Emperor -
Anthems To The Welkin At Dusk
Donc, c’est l’an de grâce 1997. Donc, c’est la sortie du nouvel album d’un groupe qui peut revenir à la composition après un petit stage en prison d’une de leurs têtes pensantes, Samoth. Donc, ça vient après un mini prénommé Reverence qui a donné toutes sortes d’espoirs fous à des fans en transe. Donc, ça s’appelle un groupe au pied du mur infranchissable de l’attente démesurée d’un public hagard. Donc, il faudra s’en foutre, et faire sa musique dans son coin.

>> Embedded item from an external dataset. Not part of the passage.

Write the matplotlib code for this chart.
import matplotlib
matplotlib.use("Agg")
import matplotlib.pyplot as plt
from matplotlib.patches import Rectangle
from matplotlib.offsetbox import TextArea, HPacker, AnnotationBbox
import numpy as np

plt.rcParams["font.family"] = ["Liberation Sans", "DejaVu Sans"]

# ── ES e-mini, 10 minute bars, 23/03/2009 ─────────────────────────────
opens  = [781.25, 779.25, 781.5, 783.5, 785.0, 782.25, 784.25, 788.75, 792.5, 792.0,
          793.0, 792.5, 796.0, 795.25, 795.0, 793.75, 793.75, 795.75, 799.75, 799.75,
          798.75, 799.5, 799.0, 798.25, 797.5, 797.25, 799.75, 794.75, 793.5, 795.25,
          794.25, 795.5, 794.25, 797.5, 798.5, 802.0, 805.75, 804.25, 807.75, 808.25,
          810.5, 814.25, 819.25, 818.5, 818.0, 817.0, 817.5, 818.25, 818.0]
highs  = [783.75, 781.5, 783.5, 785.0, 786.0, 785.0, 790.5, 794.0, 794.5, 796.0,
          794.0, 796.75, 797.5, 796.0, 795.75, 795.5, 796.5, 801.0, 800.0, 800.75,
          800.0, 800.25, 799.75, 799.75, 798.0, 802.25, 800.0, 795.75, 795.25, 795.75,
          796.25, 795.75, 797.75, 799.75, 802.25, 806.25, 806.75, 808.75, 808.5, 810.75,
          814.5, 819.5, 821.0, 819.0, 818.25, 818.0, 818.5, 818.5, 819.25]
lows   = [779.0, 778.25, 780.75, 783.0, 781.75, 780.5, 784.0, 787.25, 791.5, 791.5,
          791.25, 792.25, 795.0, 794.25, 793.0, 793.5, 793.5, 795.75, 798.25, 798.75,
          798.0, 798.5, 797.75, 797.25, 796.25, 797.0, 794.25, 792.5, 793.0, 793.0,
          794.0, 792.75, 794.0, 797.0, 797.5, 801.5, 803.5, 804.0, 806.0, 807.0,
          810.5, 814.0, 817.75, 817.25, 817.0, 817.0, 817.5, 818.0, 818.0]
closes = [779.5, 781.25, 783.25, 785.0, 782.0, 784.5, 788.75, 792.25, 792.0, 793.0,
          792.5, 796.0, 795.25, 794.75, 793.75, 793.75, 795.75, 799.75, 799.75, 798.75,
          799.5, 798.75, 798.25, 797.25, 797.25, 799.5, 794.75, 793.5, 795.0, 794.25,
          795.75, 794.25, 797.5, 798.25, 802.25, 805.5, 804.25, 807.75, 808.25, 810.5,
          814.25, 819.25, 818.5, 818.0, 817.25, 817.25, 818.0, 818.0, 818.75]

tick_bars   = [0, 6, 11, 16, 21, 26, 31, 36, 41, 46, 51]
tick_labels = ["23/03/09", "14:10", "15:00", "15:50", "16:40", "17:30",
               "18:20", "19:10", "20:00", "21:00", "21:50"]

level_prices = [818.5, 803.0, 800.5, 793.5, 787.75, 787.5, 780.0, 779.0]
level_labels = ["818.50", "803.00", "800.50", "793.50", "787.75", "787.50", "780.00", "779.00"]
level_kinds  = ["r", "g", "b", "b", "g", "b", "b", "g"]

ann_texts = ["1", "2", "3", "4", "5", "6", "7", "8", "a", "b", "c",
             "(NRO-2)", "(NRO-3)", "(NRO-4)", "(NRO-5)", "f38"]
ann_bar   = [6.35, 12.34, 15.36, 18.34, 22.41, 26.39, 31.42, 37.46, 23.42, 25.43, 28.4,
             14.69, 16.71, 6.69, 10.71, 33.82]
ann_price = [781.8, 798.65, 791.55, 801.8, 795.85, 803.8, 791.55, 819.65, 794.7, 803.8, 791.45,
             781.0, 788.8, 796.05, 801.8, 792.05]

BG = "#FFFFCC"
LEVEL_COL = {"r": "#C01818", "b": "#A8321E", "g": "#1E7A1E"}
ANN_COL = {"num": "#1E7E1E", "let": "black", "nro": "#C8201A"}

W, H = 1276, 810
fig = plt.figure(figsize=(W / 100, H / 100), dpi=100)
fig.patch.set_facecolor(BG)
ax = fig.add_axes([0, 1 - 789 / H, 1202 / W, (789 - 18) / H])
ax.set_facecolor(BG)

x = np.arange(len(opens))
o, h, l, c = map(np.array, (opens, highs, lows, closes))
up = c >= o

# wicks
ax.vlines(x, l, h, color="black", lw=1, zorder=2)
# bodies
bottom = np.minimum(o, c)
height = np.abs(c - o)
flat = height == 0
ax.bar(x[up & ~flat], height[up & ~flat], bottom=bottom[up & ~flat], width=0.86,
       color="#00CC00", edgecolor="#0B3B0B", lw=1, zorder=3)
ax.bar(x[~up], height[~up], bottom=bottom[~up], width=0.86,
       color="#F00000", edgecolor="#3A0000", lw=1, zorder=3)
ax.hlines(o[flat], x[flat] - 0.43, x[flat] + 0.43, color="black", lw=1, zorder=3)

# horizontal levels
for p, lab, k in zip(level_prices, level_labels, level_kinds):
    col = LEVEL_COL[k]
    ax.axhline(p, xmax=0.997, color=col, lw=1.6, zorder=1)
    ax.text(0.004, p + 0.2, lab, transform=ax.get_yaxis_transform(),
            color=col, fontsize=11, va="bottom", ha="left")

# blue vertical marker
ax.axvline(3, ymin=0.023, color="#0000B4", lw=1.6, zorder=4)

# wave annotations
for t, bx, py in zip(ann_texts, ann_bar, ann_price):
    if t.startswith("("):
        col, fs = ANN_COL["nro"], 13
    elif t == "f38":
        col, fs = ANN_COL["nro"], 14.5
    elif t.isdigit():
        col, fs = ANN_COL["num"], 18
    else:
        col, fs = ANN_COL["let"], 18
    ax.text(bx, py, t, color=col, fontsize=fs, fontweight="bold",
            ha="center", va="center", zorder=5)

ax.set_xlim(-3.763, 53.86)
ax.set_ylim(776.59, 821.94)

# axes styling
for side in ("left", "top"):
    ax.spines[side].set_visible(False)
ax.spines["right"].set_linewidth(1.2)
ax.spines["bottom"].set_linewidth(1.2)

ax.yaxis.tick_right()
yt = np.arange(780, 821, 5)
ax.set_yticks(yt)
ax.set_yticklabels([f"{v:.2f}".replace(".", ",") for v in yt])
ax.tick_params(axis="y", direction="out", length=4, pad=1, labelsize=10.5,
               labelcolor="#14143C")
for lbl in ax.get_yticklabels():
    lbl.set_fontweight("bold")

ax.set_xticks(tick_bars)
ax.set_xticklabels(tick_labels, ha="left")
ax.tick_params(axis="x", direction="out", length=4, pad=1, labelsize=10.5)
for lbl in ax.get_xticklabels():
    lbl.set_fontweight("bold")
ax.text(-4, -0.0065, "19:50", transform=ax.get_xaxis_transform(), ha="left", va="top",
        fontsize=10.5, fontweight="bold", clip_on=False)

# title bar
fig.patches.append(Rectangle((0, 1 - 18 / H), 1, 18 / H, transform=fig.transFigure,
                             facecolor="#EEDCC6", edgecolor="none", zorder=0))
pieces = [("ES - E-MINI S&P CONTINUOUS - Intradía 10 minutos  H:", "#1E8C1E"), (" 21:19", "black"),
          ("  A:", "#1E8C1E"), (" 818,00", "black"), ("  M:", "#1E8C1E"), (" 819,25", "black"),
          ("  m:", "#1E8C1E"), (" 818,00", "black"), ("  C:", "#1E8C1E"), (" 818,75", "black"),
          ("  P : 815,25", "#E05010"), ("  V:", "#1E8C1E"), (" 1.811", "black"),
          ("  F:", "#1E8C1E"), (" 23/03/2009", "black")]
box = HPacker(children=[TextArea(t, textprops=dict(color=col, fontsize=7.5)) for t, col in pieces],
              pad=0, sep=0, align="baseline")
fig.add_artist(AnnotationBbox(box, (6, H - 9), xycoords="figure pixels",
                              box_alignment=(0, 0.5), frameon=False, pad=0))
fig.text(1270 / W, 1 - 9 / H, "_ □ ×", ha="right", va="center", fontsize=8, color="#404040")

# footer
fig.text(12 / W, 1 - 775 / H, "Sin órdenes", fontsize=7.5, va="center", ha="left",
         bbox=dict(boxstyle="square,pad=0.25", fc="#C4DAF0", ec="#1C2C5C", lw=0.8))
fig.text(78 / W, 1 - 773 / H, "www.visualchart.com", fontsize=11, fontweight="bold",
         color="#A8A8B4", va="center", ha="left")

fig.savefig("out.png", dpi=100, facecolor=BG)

Et c’est très précisément ce qu’Emperor va faire. SA musique. Ce qu’il veut faire, lui. In the Nightside Eclipse était du black stellaire ? Anthems to the Welkin at Dusk sera du symphonique spatial. Le groupe s’est attelé à créer une musique unique tout en restant dans son concept cosmique. Le nouveau son d’Emperor est beaucoup plus policé, presque lissé. Nettement meilleur au niveau qualitatif que celui de l’album précédent donc. Moins émotionnel par contre. Tant mieux car les Empereurs vont faire de la musique cosmique, spatiale, point de place pour les émotions dans les confins du vide. Toutefois, cela sera introduit par de doux accords de guitare, relayés par une attaque un peu plus franche, toujours tranquille pour enfin sauter aux oreilles de l’auditeur hypnotisé dans une cacophonie symphonique. 5 minutes. Voilà le temps que le groupe a mis pour vous faire entrer dans son Univers sans limite. 15 secondes, c’est ce qu’il faudra à "Ye Entrancemperium" pour vous tétaniser, l’air hébété.

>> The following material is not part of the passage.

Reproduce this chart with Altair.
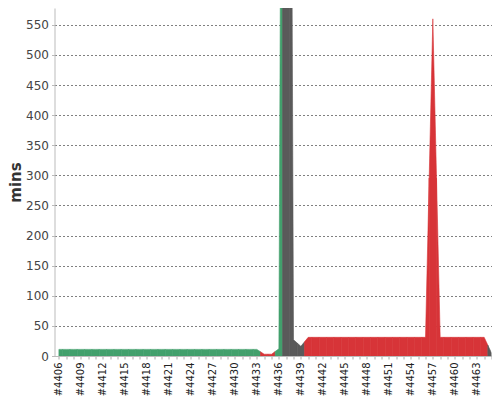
import altair as alt
import pandas as pd

builds = [4406, 4407, 4408, 4409, 4410, 4411, 4412, 4413, 4414, 4415,
          4416, 4417, 4418, 4419, 4420, 4421, 4422, 4423, 4424, 4425,
          4426, 4427, 4428, 4429, 4430, 4431, 4432, 4433, 4434, 4435,
          4436, 4437, 4438, 4439, 4440, 4441, 4442, 4443, 4444, 4445,
          4446, 4447, 4448, 4449, 4450, 4451, 4452, 4453, 4454, 4455,
          4456, 4457, 4458, 4459, 4460, 4461, 4462, 4463, 4464, 4465]

mins = [11, 11, 11, 11, 11, 11, 11, 11, 11, 11,
        11, 11, 11, 11, 11, 11, 11, 11, 11, 11,
        11, 11, 11, 11, 11, 11, 11, 11, 3, 3,
        12, 3000, 27, 16, 31, 31, 31, 31, 31, 31,
        31, 31, 31, 31, 31, 31, 31, 31, 31, 31,
        31, 560, 31, 31, 31, 31, 31, 31, 31, 5]

results = (["success"] * 28 + ["failure", "failure", "success",
            "aborted", "aborted", "aborted"] + ["failure"] * 25 + ["aborted"])

y_ticks = [0, 50, 100, 150, 200, 250, 300, 350, 400, 450, 500, 550]
result_names = ["success", "failure", "aborted"]
result_colors = ["#42a06c", "#d73438", "#5a5a5a"]

df = pd.DataFrame({"build": builds, "mins": mins, "result": results})

color_scale = alt.Scale(domain=result_names, range=result_colors)

chart = alt.Chart(df).transform_window(
    prev="lag(mins)", nxt="lead(mins)", sort=[alt.SortField("build")]
).transform_calculate(
    yl="isValid(datum.prev) ? (datum.prev + datum.mins) / 2 : null",
    yc="datum.mins",
    yr="isValid(datum.nxt) ? (datum.nxt + datum.mins) / 2 : null",
).transform_fold(
    ["yl", "yc", "yr"], as_=["part", "v"]
).transform_filter(
    "isValid(datum.v)"
).transform_calculate(
    px="datum.build + (datum.part == 'yl' ? -0.5 : (datum.part == 'yr' ? 0.5 : 0))"
).mark_area(clip=True, interpolate="linear", strokeWidth=0.6).encode(
    x=alt.X("px:Q",
            scale=alt.Scale(domain=[4405.4, 4465], nice=False, zero=False),
            axis=alt.Axis(values=builds,
                          labelExpr="(datum.value - 4406) % 3 == 0 ? '#' + datum.value : ''",
                          labelAngle=-90, labelOverlap=False, labelFontSize=10,
                          labelColor="#222", labelFont="DejaVu Sans",
                          labelPadding=3, tickSize=3, tickColor="#aaa",
                          domainColor="#bbb", grid=False),
            title=None),
    y=alt.Y("v:Q", stack=None,
            scale=alt.Scale(domain=[0, 578], nice=False),
            axis=alt.Axis(values=y_ticks, grid=True, gridDash=[2, 2],
                          gridColor="#808080", gridWidth=1,
                          labelFontSize=12, labelColor="#444",
                          labelFont="DejaVu Sans", labelPadding=3,
                          tickSize=3, tickColor="#bbb", domainColor="#bbb",
                          titleFont="DejaVu Sans", titleFontSize=15,
                          titleFontWeight="bold", titleColor="#333",
                          titlePadding=2),
            title="mins"),
    color=alt.Color("result:N", scale=color_scale, legend=None),
    stroke=alt.Stroke("result:N", scale=color_scale, legend=None),
    detail="build:N",
).properties(
    width=437, height=348,
    autosize=alt.AutoSizeParams(type="none"),
    padding={"left": 46.5, "top": 0, "right": 0, "bottom": 44},
).configure_view(stroke=None)

chart.save("out.html", embed_options={"renderer": "svg", "actions": False})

Un déferlement à faire courber l’espace sonore dans une étoile à riffs si dense qu’aucune échappatoire n’est possible, si ce n’est prendre un pied cosmologique. L’incroyable supernova sonore que cette première chanson fait exploser aux tympans de l’auditeur est d’une intensité peu commune, et probablement inégalée dans le monde du black, ou peu s’en faut. La suite de la chanson achèvera de vous clouer, yeux écarquillés, poils hérissés. Elle laisse apparaître une nouvelle corde à l’arc du groupe : ses capacités techniques ont grandement évolué depuis In the Nightside Eclipse et il ne se prive pas de les utiliser pour proposer des compositions d’une classe insensée et complexes. Entre riffs changeants et virevoltants, batterie épileptique d’une célérité supraluminique maniant tout aussi bien les breaks et passages plus lents, claviers fort judicieusement utilisés entre le délicat et le manifestement symphonique et chant black toujours majestueux accompagné cette fois d’un chant clair (encore une originalité pour l’époque, plus ou moins introduite par le groupe), la révérence devient inévitable.

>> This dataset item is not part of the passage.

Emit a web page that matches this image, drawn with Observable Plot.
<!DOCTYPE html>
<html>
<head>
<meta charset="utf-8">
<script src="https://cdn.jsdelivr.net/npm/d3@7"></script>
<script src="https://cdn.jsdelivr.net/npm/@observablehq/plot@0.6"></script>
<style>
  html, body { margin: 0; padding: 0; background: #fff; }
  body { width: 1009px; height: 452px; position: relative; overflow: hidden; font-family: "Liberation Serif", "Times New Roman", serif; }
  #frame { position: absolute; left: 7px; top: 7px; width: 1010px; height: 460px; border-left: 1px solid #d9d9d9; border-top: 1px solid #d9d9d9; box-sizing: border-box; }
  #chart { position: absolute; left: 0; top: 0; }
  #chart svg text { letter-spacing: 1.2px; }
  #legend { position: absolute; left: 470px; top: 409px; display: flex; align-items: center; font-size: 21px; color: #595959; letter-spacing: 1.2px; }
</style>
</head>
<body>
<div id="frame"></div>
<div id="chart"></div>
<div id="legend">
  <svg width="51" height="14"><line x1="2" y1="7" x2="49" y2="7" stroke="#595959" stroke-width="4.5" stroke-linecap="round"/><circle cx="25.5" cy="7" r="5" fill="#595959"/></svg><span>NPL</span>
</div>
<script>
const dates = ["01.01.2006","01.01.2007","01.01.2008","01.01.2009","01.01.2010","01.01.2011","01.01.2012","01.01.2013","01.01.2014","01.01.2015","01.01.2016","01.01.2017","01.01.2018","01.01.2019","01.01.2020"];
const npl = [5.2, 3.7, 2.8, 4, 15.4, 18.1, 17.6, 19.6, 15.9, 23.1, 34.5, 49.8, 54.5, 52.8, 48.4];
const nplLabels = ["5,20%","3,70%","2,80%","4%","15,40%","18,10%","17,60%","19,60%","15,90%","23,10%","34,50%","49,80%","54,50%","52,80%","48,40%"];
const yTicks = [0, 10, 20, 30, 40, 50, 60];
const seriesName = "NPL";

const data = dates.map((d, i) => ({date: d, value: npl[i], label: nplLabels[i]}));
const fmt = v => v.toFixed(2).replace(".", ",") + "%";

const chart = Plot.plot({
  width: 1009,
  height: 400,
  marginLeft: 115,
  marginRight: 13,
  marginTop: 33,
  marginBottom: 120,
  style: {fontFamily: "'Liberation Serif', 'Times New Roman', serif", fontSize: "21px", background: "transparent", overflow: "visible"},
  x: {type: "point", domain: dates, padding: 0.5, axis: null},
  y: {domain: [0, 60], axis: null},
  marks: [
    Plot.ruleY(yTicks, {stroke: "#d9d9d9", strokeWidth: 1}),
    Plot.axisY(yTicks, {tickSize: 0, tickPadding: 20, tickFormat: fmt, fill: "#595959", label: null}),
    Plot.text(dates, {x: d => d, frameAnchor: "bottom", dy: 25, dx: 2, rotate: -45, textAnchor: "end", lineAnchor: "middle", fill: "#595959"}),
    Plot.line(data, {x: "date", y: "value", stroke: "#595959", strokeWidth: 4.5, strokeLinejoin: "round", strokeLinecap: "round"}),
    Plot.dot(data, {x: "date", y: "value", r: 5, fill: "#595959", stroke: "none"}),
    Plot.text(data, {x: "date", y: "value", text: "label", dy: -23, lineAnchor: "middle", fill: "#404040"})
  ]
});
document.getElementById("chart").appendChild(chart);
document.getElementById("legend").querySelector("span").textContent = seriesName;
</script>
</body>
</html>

L’unique problème venant d’une telle entrée en matière condensée, c’est qu’il est simplement impossible de tenir la cadence. C’est donc naturellement que la suite ne vous apportera qu’un plaisir gigantesque, seulement terrestre. Pourtant, comment ne pas acquiescer devant le chant clair de "Thus Spake the Nightspirit" sur son refrain ou se dire qu’avec un véritable orchestre "Ensorcelled by Khaos" aurait sonné plus grande encore ? 8 ans avant Puritanical Euphoric Misanthropia de Dimmu Borgir, Emperor lance le pavé dans la mare de l’utilisation d’instruments classiques dans le black metal, les moyens en moins. Quoiqu’il en soit, sa musique du cosmos tient en haleine tout l’album, même si imperceptiblement, on sent que la fin procure moins de sensations que le début. Déclin très léger car le début de "The Loss and Curse of Reverence" arrive presque à rivaliser avec celui de "Ye Entrancemperium" en terme d’intensité et "The Acclamation of Bonds" suit la même ligne directrice de l’extase musical.
Cela n’empêche aucunement de classer cet album dans la Cour des très Grands. Ceux dont la classe impérieuse éblouit. Anthems to the Welkin at Dusk est le nouveau sceau au fer rouge sur le cuir du black metal apposé par le groupe. Indélébile, irremplaçable et extraordinaire, même au-delà de la sphère du simple black metal, c’est ce qu’on appelle un indispensable. Meilleur que In the Nightside Eclipse ? Passez-vous de ce genre de questions.
P.S. : La réédition comprend 3 bonus, 2 chansons tirées de Reverence et un live de "The Loss and Curse of Reverence". On s’attardera sur "Opus A Satana", impressionnante démonstration de ce qu’un clavier peut faire.